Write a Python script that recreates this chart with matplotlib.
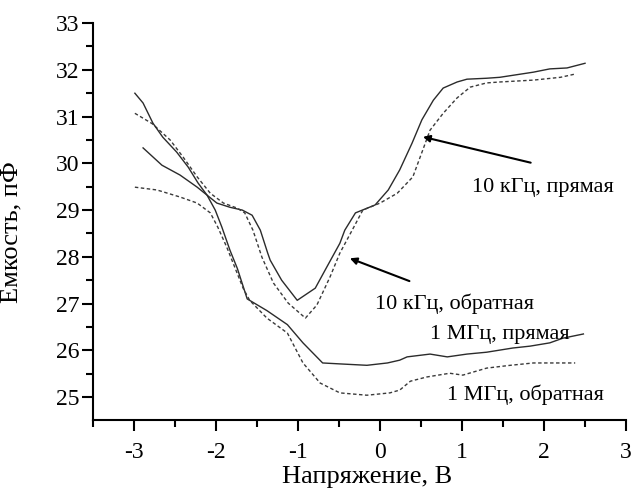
import matplotlib.pyplot as plt
from matplotlib.ticker import MultipleLocator
import numpy as np

plt.rcParams['font.family'] = ['Liberation Serif', 'DejaVu Serif']

# 10 kHz, forward (solid)
x_10k_fwd = [-2.89, -2.66, -2.44, -2.23, -2.11, -1.99, -1.83, -1.68, -1.56, -1.46,
             -1.37, -1.34, -1.20, -1.01, -0.79, -0.65, -0.49, -0.43, -0.30, -0.06,
             0.10, 0.24, 0.39, 0.51, 0.65, 0.77, 0.94, 1.06, 1.30, 1.46,
             1.87, 2.07, 2.28, 2.50]
y_10k_fwd = [30.33, 29.96, 29.75, 29.49, 29.32, 29.15, 29.06, 29.00, 28.89, 28.57,
             28.08, 27.93, 27.50, 27.07, 27.33, 27.78, 28.29, 28.57, 28.94, 29.11,
             29.43, 29.86, 30.43, 30.93, 31.35, 31.61, 31.74, 31.80, 31.82, 31.84,
             31.95, 32.02, 32.04, 32.14]

# 10 kHz, reverse (dashed)
x_10k_rev = [-2.99, -2.78, -2.56, -2.40, -2.23, -2.07, -1.91, -1.74, -1.65, -1.55,
             -1.44, -1.30, -1.12, -0.91, -0.77, -0.61, -0.49, -0.34, -0.21, 0.00,
             0.21, 0.40, 0.52, 0.61, 0.77, 0.94, 1.10, 1.30, 1.46, 1.87,
             2.20, 2.38]
y_10k_rev = [31.07, 30.85, 30.50, 30.13, 29.71, 29.36, 29.15, 29.04, 28.94, 28.57,
             27.99, 27.44, 27.01, 26.69, 26.97, 27.57, 28.08, 28.57, 29.00, 29.15,
             29.36, 29.71, 30.28, 30.71, 31.07, 31.40, 31.63, 31.72, 31.74, 31.78,
             31.84, 31.91]

# 1 MHz, forward (solid)
x_1m_fwd = [-2.99, -2.89, -2.77, -2.65, -2.48, -2.34, -2.22, -2.11, -2.01, -1.93,
            -1.83, -1.74, -1.62, -1.38, -1.13, -0.94, -0.70, -0.49, -0.16, 0.09,
            0.24, 0.33, 0.61, 0.82, 1.06, 1.30, 1.62, 1.83, 2.07, 2.23, 2.48]
y_1m_fwd = [31.50, 31.29, 30.86, 30.56, 30.24, 29.92, 29.58, 29.32, 29.00, 28.64,
            28.14, 27.75, 27.10, 26.85, 26.55, 26.16, 25.73, 25.71, 25.68, 25.73,
            25.79, 25.86, 25.92, 25.86, 25.92, 25.96, 26.05, 26.09, 26.16, 26.26, 26.35]

# 1 MHz, reverse (dashed)
x_1m_rev = [-2.99, -2.72, -2.44, -2.23, -2.07, -1.98, -1.87, -1.67, -1.59, -1.38,
            -1.13, -0.94, -0.73, -0.49, -0.16, 0.12, 0.24, 0.37, 0.57, 0.85,
            1.01, 1.30, 1.59, 1.87, 2.38]
y_1m_rev = [29.49, 29.43, 29.28, 29.15, 28.94, 28.64, 28.21, 27.33, 27.07, 26.69,
            26.37, 25.73, 25.30, 25.09, 25.04, 25.09, 25.15, 25.34, 25.43, 25.51,
            25.47, 25.62, 25.68, 25.73, 25.73]

fig = plt.figure(figsize=(6.33, 4.91), dpi=100)
ax = fig.add_axes([0.147, 0.1446, 0.842, 0.8084])

solid_kw = dict(color='#2b2b2b', lw=1.0, linestyle='-')
dash_kw = dict(color='#3a3a3a', lw=1.0, linestyle=(0, (2.5, 1.8)))
ax.plot(x_10k_fwd, y_10k_fwd, **solid_kw)
ax.plot(x_10k_rev, y_10k_rev, **dash_kw)
ax.plot(x_1m_fwd, y_1m_fwd, **solid_kw)
ax.plot(x_1m_rev, y_1m_rev, **dash_kw)

arrow = dict(arrowstyle='-|>', color='black', lw=1.5, mutation_scale=10)
ax.annotate('', xy=(0.49, 30.58), xytext=(1.87, 30.0), arrowprops=arrow)
ax.annotate('', xy=(-0.40, 27.99), xytext=(0.39, 27.46), arrowprops=arrow)

txt = dict(fontsize=16, va='center', ha='left')
ax.text(1.12, 29.49, '10 кГц, прямая', **txt)
ax.text(-0.06, 27.0, '10 кГц, обратная', **txt)
ax.text(0.61, 26.33, '1 МГц, прямая', **txt)
ax.text(0.82, 25.04, '1 МГц, обратная', **txt)

ax.set_xlim(-3.5, 3)
ax.set_ylim(24.51, 33)
ax.xaxis.set_minor_locator(MultipleLocator(0.5))
ax.yaxis.set_minor_locator(MultipleLocator(0.5))
ax.set_xticks([-3, -2, -1, 0, 1, 2, 3])
ax.set_xticklabels(['-3', '-2', '-1', '0', '1', '2', '3'])
ax.set_yticks([25, 26, 27, 28, 29, 30, 31, 32, 33])

for s in ['top', 'right']:
    ax.spines[s].set_visible(False)
for s in ['left', 'bottom']:
    ax.spines[s].set_linewidth(1.5)
ax.tick_params(which='major', direction='out', length=8, width=1.5, labelsize=17)
ax.tick_params(which='minor', direction='out', length=5, width=1.5)
ax.tick_params(axis='y', pad=2)
ax.tick_params(axis='x', pad=8)

ax.set_ylabel('Емкость, пФ', fontsize=19)
ax.yaxis.set_label_coords(-0.133, 0.474)
ax.set_xlabel('Напряжение, В', fontsize=19)
ax.xaxis.set_label_coords(0.514, -0.116)

fig.savefig('out.png', dpi=100)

● GIVEN REQUEST
Which lines include the word "matplotlib"? Copy every one of them.

● SOLUTION TO THIS TASK
Write a Python script that recreates this chart with matplotlib.
import matplotlib.pyplot as plt
from matplotlib.ticker import MultipleLocator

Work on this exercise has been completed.